Every language learner knows the wall. You can hold a conversation about your weekend, navigate an airport, order a meal without pointing, and yet the moment a native speaker laughs quickly and says something half-swallowed, you feel the floor drop out. The beginner-to-intermediate climb is visible, almost mechanical: vocabulary lists, grammar tables, the steady green bars of a flashcard app. The intermediate-to-fluent climb is invisible, and that is exactly why it feels so brutal.
The plateau is not a lack of ability. It is a lack of friction. Your brain has learned to operate efficiently in the language, which is wonderful, but efficiency means the input is no longer pushing you.
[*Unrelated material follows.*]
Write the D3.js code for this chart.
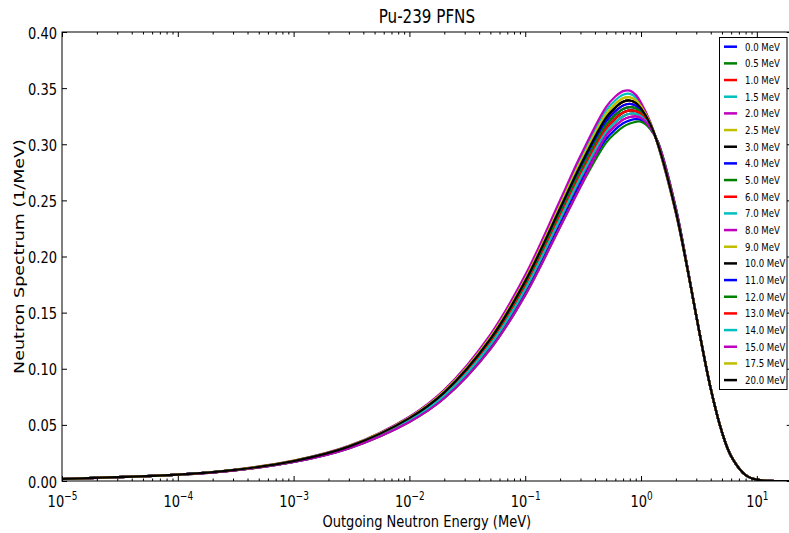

Breaking through requires deliberately reintroducing difficulty, and the difficulty has to be the right kind.
First, stop studying and start noticing. Read a novel or watch a film in the language without subtitles, not to understand every word but to track which words you almost understood. Keep a small list of those, and only those. They are your real gaps, the ones between recognition and production, and they are different for every learner. A list built from a textbook generalizes; a list built from your own misses personalizes.
Second, find a routine that hurts a little. Twenty minutes of reading at full speed, then writing a short summary, then recording yourself retelling the summary in sixty seconds. The cycle exposes the gap between passive understanding and active recall, which is the true border of fluency. Aim for tasks where you fail at least once per session. Comfortable practice is review. Uncomfortable practice is growth.
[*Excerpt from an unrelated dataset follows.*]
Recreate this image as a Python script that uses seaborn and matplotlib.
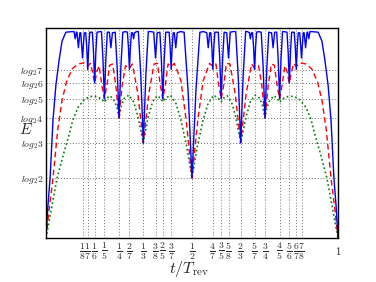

Third, change the channel. If you only read, start listening. If you only listen, start speaking with someone who will not simplify. Fluency is the same skill in four suits, and the suits are phonology, syntax, lexicon, and pragmatics. Strengthening one strengthens the others, but only if you rotate.
Fourth, accept that fluency is not perfection. Native speakers mishear, search for words, abandon sentences mid-thought and restart. The fluent speaker is not the one who never hesitates, but the one who hesitates without panic, repairs without apology, and keeps going. Treat your own disfluencies as data, not as evidence of failure.
The plateau breaks when you stop waiting to feel ready and start practicing in a way that feels slightly beyond you. Progress on the other side is slow, almost invisible day to day, and then suddenly not. That is the trick of the second climb: it looks like nothing for a long time, and then it looks like everything.
If this resonated, try one experiment this week: pick a single piece of media in the language, watch or read it without support for fifteen minutes, write down the five words you almost understood, and use three of them in a real conversation or a short journal entry before the week ends. Small, uncomfortable, and yours.